- [Stated task] Leaving the pictures out, print the lines from the first line of the listing through the line containing "text=titleblue] (title) at", exactly as they read, and no others.

- [Data provided]
+---+

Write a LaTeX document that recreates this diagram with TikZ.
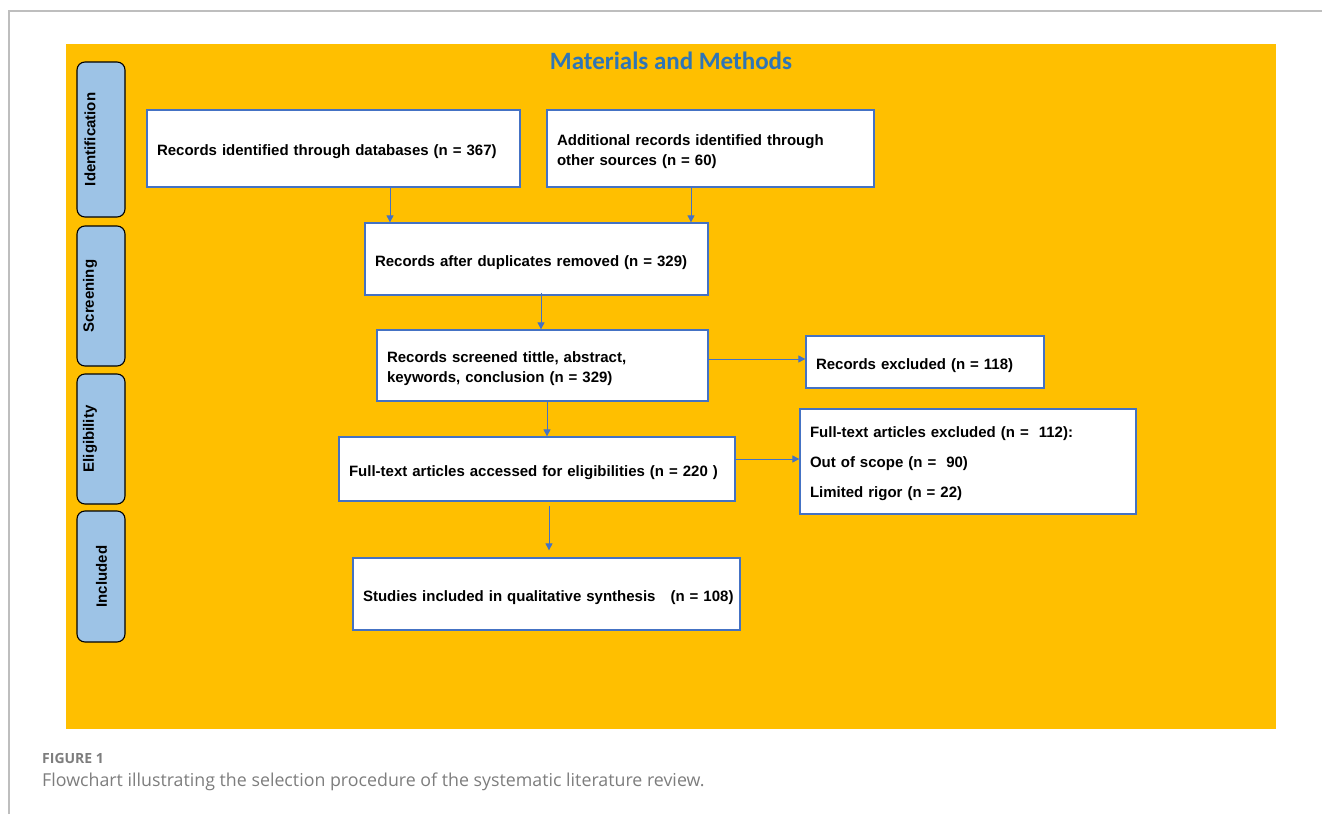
\documentclass[tikz,border=0pt]{standalone}
\usepackage{fontspec}
\setmainfont{Liberation Sans}
\newfontfamily\titlefont{Carlito}
\newfontfamily\capfont{Open Sans}
\usetikzlibrary{arrows.meta}
\definecolor{amber}{RGB}{255,191,0}
\definecolor{lanefill}{RGB}{157,195,230}
\definecolor{titleblue}{RGB}{46,117,182}
\definecolor{boxblue}{RGB}{68,114,196}
\definecolor{framegray}{RGB}{190,190,190}
\definecolor{capgray}{RGB}{125,125,125}
\newcommand\lowr[1]{\rule{0pt}{#1}}
\tikzset{
  lanebox/.style={draw=black, line width=1.1pt, fill=lanefill, rounded corners=8pt, minimum width=48pt, inner sep=0pt},
  lanetext/.style={rotate=90, font=\bfseries\fontsize{15}{18}\selectfont, inner sep=0pt},
  flowbox/.style={draw=boxblue, line width=1.3pt, fill=white, inner xsep=10pt, inner ysep=0pt, align=left, font=\bfseries\fontsize{15}{20}\selectfont},
  arr/.style={draw=boxblue, line width=0.9pt, -{Triangle[length=7pt,width=7pt]}},
}
\begin{document}
\begin{tikzpicture}[x=1pt,y=-1pt]
\useasboundingbox (0,0) rectangle (1322,814);
\draw[framegray, line width=2pt] (9,814) -- (9,11) -- (1322,11);
\fill[amber] (66,44) rectangle (1276,729);

\node[font=\titlefont\bfseries\fontsize{25}{30}\selectfont, text=titleblue] (title) at (671,61) {Materials and Methods};

% lanes
\node[lanebox, minimum height=155pt] (l1) at (101,139.5) {};
\node[lanebox, minimum height=140pt] (l2) at (101,296) {};
\node[lanebox, minimum height=130pt] (l3) at (101,439) {};
\node[lanebox, minimum height=131pt] (l4) at (101,576.5) {};
\node[lanetext] (t1) at (90,139.5) {Identification};
\node[lanetext] (t2) at (90,296) {Screening};
\node[lanetext] (t3) at (90,439) {Eligibility};
\node[lanetext] (t4) at (101.5,576.5) {Included};

% boxes
\node[flowbox, text width=353pt, minimum height=77pt] (b1) at (333.5,148.5) {\lowr{18pt}Records identified through databases (n = 367)};
\node[flowbox, text width=307pt, minimum height=77pt] (b2) at (710.5,148.5) {\lowr{17pt}Additional records identified through\\other sources (n = 60)};
\node[flowbox, text width=323pt, minimum height=72pt] (b3) at (536.5,259) {\lowr{18pt}Records after duplicates removed (n = 329)};
\node[flowbox, text width=311pt, minimum height=71pt] (b4) at (542.5,365.5) {\lowr{17pt}Records screened tittle, abstract,\\keywords, conclusion (n = 329)};
\node[flowbox, text width=218pt, minimum height=52pt] (b5) at (925,362) {\lowr{18pt}Records excluded (n = 118)};
\node[flowbox, text width=376pt, minimum height=64pt] (b6) at (537,469) {\lowr{18pt}Full-text articles accessed for eligibilities (n = 220 )};
\node[flowbox, text width=316pt, minimum height=105pt, font=\bfseries\fontsize{15}{30}\selectfont] (b7) at (968,461.5) {\lowr{15pt}Full-text articles excluded (n =\ \ 112):\\Out of scope (n =\ \ 90)\\Limited rigor (n = 22)};
\node[flowbox, text width=367pt, minimum height=72pt] (b8) at (546.5,594) {\lowr{18pt}\mbox{Studies included in qualitative synthesis\ \ \ (n = 108)}};

% connectors
\draw[arr] ([xshift=56.5pt]b1.south) -- ([xshift=56.5pt]b1.south |- b3.north);
\draw[arr] ([xshift=-19.5pt]b2.south) -- ([xshift=-19.5pt]b2.south |- b3.north);
\draw[arr] ([xshift=4.5pt,yshift=3pt]b3.south) -- ([xshift=4.5pt]b3.south |- b4.north);
\draw[arr] ([xshift=4.5pt]b4.south) -- ([xshift=4.5pt]b4.south |- b6.north);
\draw[arr] ([yshift=6.5pt]b4.east) -- ([yshift=6.5pt]b4.east -| b5.west);
\draw[arr] ([yshift=10pt]b6.east) -- ([yshift=10pt]b6.east -| b7.west);
\coordinate (e8) at ([xshift=2.5pt,yshift=11pt]b8.north);
\draw[arr] ([xshift=12pt,yshift=-4pt]b6.south) -- ([xshift=12pt,yshift=-4pt]b6.south |- e8);

% caption
\node[anchor=base west, inner sep=0pt, font=\capfont\bfseries\fontsize{14}{16}\selectfont, text=capgray] (fig) at (42,763) {FIGURE 1};
\node[anchor=base west, inner sep=0pt, font=\capfont\fontsize{17.8}{20}\selectfont, text=capgray] (cap) at (42,786) {Flowchart illustrating the selection procedure of the systematic literature review.};
\end{tikzpicture}
\end{document}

+---+

- [Answer for this exercise]
Write a LaTeX document that recreates this diagram with TikZ.
\documentclass[tikz,border=0pt]{standalone}
\usepackage{fontspec}
\setmainfont{Liberation Sans}
\newfontfamily\titlefont{Carlito}
\newfontfamily\capfont{Open Sans}
\usetikzlibrary{arrows.meta}
\definecolor{amber}{RGB}{255,191,0}
\definecolor{lanefill}{RGB}{157,195,230}
\definecolor{titleblue}{RGB}{46,117,182}
\definecolor{boxblue}{RGB}{68,114,196}
\definecolor{framegray}{RGB}{190,190,190}
\definecolor{capgray}{RGB}{125,125,125}
\newcommand\lowr[1]{\rule{0pt}{#1}}
\tikzset{
  lanebox/.style={draw=black, line width=1.1pt, fill=lanefill, rounded corners=8pt, minimum width=48pt, inner sep=0pt},
  lanetext/.style={rotate=90, font=\bfseries\fontsize{15}{18}\selectfont, inner sep=0pt},
  flowbox/.style={draw=boxblue, line width=1.3pt, fill=white, inner xsep=10pt, inner ysep=0pt, align=left, font=\bfseries\fontsize{15}{20}\selectfont},
  arr/.style={draw=boxblue, line width=0.9pt, -{Triangle[length=7pt,width=7pt]}},
}
\begin{document}
\begin{tikzpicture}[x=1pt,y=-1pt]
\useasboundingbox (0,0) rectangle (1322,814);
\draw[framegray, line width=2pt] (9,814) -- (9,11) -- (1322,11);
\fill[amber] (66,44) rectangle (1276,729);

\node[font=\titlefont\bfseries\fontsize{25}{30}\selectfont, text=titleblue] (title) at (671,61) {Materials and Methods};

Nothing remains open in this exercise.